Initially, for example, the NOPD stated that officers were responding to a call from repair contractors who being fired upon by snipers. The official police report, issued a month afterward, claimed the police were responding instead to an emergency report that two fellow officers were “down” from gunfire under the bridge.
The incident was further characterized by the NOPD as the attempted murders of a St. Landry Parish deputy sheriff and seven other New Orleans officers. But the deputy sheriff was later revealed to be a former police officer with a criminal record participating in the shooting while posing as a deputy.
As with most developments following the hurricane, New Orleans residents killed and wounded on the bridge were vilified by officials and the media. Dozens of officers, meanwhile, engaged in car theft, organized looting rings, and numerous fatal shootings.
Elements within the NOPD responsible for its decades-long reputation of corruption, vigilantism, and thuggery were emboldened by the Bush administration’s handling of the disaster and justified by demonization of the hurricane victims in media coverage.

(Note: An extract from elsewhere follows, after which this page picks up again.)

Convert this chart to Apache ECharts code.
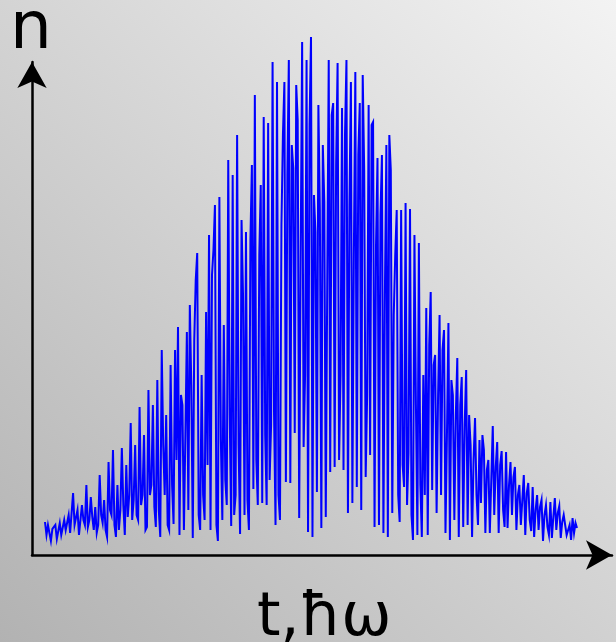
<!DOCTYPE html>
<html>
<head>
<meta charset="utf-8">
<script src="https://cdn.jsdelivr.net/npm/echarts@6/dist/echarts.min.js"></script>
<style>html,body{margin:0;padding:0;}#c{width:616px;height:642px;}</style>
</head>
<body>
<div id="c"></div>
<script>
// signal heights n(t), left to right
const nValues = [
  33, 20, 30, 28, 14, 26, 24, 30, 16, 18, 32, 20, 22, 35, 25,
  26, 40, 22, 20, 62, 30, 28, 45, 20, 22, 50, 35, 30, 70, 28,
  35, 58, 38, 25, 48, 22, 30, 80, 40, 32, 55, 25, 18, 93, 45,
  40, 105, 30, 18, 70, 25, 45, 107, 50, 20, 90, 38, 60, 132, 35,
  55, 110, 40, 35, 148, 50, 60, 120, 25, 28, 165, 60, 70, 150, 48,
  28, 175, 45, 18, 205, 110, 60, 140, 30, 25, 190, 70, 31, 205, 95,
  228, 20, 160, 150, 25, 120, 223, 45, 250, 170, 17, 215, 275, 302, 40,
  25, 180, 60, 35, 243, 90, 320, 25, 280, 305, 350, 30, 14, 358, 115,
  35, 230, 75, 50, 395, 140, 29, 380, 40, 60, 420, 110, 21, 335, 260,
  40, 323, 55, 25, 315, 390, 66, 460, 95, 50, 300, 370, 52, 438, 120,
  50, 432, 75, 130, 493, 140, 30, 473, 60, 35, 330, 420, 473, 73, 380,
  495, 72, 410, 387, 122, 470, 435, 37, 300, 513, 108, 180, 495, 23, 430,
  518, 18, 360, 323, 63, 450, 345, 27, 410, 353, 38, 275, 495, 83, 440,
  452, 88, 390, 492, 95, 180, 447, 85, 420, 495, 42, 350, 473, 52, 300,
  483, 68, 400, 452, 45, 480, 385, 78, 160, 450, 100, 430, 433, 28, 310,
  397, 30, 340, 400, 22, 260, 410, 18, 420, 385, 42, 240, 300, 345, 60,
  33, 345, 90, 68, 352, 50, 102, 346, 40, 15, 320, 150, 20, 312, 70,
  18, 180, 60, 247, 20, 210, 263, 65, 190, 200, 42, 160, 240, 60, 205,
  225, 22, 120, 232, 15, 175, 160, 35, 140, 197, 18, 150, 178, 28, 130,
  185, 30, 140, 110, 18, 95, 137, 60, 30, 115, 52, 120, 105, 22, 85,
  95, 22, 75, 129, 40, 88, 113, 22, 90, 104, 45, 28, 103, 27, 70,
  93, 40, 78, 88, 25, 60, 70, 30, 55, 80, 20, 62, 72, 35, 24,
  68, 18, 45, 60, 25, 48, 55, 14, 40, 50, 28, 20, 53, 17, 38,
  57, 25, 42, 49, 17, 33, 40, 39, 20, 18, 30, 15, 37, 22, 32, 27
];
const steps = nValues.map((_, i) => i);
const yLabel = 'n';
const xLabel = 't,\u0127\u03C9';

const chart = echarts.init(document.getElementById('c'), null, {renderer: 'canvas'});
const hidden = {show: false};
chart.setOption({
  animation: false,
  graphic: [
    {type: 'rect', z: -10, shape: {x: 0, y: 0, width: 616, height: 642},
     style: {fill: new echarts.graphic.LinearGradient(0, 1, 1, 0, [
       {offset: 0, color: '#b2b2b2'}, {offset: 1, color: '#f3f3f3'}])}},
    {type: 'text', x: 10, y: 64, style: {text: yLabel, font: '66px "DejaVu Sans"', fill: '#000', verticalAlign: 'bottom'}},
    {type: 'text', x: 257, y: 649, style: {text: xLabel, font: '60px "DejaVu Sans"', fill: '#000', verticalAlign: 'bottom'}}
  ],
  grid: [
    {left: 32, right: 4, top: 62, bottom: 87},
    {left: 45, right: 39, top: 35, bottom: 87}
  ],
  xAxis: [
    {gridIndex: 0, type: 'value', min: 0, max: 1,
     axisLine: {show: true, onZero: false, symbol: ['none', 'arrow'], symbolSize: [22, 26], lineStyle: {color: '#000', width: 2.5}},
     axisTick: hidden, axisLabel: hidden, splitLine: hidden},
    {gridIndex: 1, type: 'category', data: steps, boundaryGap: false,
     axisLine: hidden, axisTick: hidden, axisLabel: hidden, splitLine: hidden}
  ],
  yAxis: [
    {gridIndex: 0, type: 'value', min: 0, max: 1,
     axisLine: {show: true, onZero: false, symbol: ['none', 'arrow'], symbolSize: [22, 26], lineStyle: {color: '#000', width: 2.5}},
     axisTick: hidden, axisLabel: hidden, splitLine: hidden},
    {gridIndex: 1, type: 'value', min: 0, max: 520,
     axisLine: hidden, axisTick: hidden, axisLabel: hidden, splitLine: hidden}
  ],
  series: [{
    type: 'line', xAxisIndex: 1, yAxisIndex: 1, data: nValues,
    showSymbol: false, symbol: 'none', clip: false,
    lineStyle: {color: '#0000ff', width: 2, join: 'miter'}
  }]
});
</script>
</body>
</html>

In the aftermath of the hurricane, police and other security personnel carried out several other high-profile attacks on black residents. On October 8, 2005, three city cops and at least one federal agent were caught on video brutally beating a 64-year-old retired schoolteacher (see “Videotaped police beating in New Orleans”). On December 27, half a dozen New Orleans police pepper-sprayed and shot to death a mentally disturbed man who was brandishing a small knife (see “New Orleans police gun down mentally ill man”).
The impunity with which many of these crimes were perpetrated in the midst of unprecedented catastrophe embodied the savagery of the ruling establishment toward the working class and extreme social polarization coloring its response.
That it has taken a year and a half to reach arraignment is indicative of the state of the city’s social infrastructure and reconstruction—a process government officials, including President Bush, declare could take a quarter century.
Sixteen months after Katrina, much of New Orleans remains in utter shambles. Less than half of the population has returned, and in the working class neighborhoods of Orleans and St. Bernard Parishes, most seriously damaged homes remain standing without repair or demolition.
The $7.5 billion Road Home federal rebuilding fund has thus far distributed aid to a mere 97 homeowners out of the 90,000 who have applied. Of the 77,000 low-income homeowner applications for the $10.4 billion Community Development Block Grant, only a few dozen have received aid.
Hundreds of thousands of Gulf Coast residents remain displaced; a quarter million are living precariously in Texas, most dependent on inadequate federal aid and state social services. Another 100,000 remain in Georgia. More than 80,000 families in Louisiana are crowded into FEMA trailers. Most of the displaced are destitute and overwhelmingly black residents of New Orleans who were unable to evacuate on their own before the hurricane’s impact.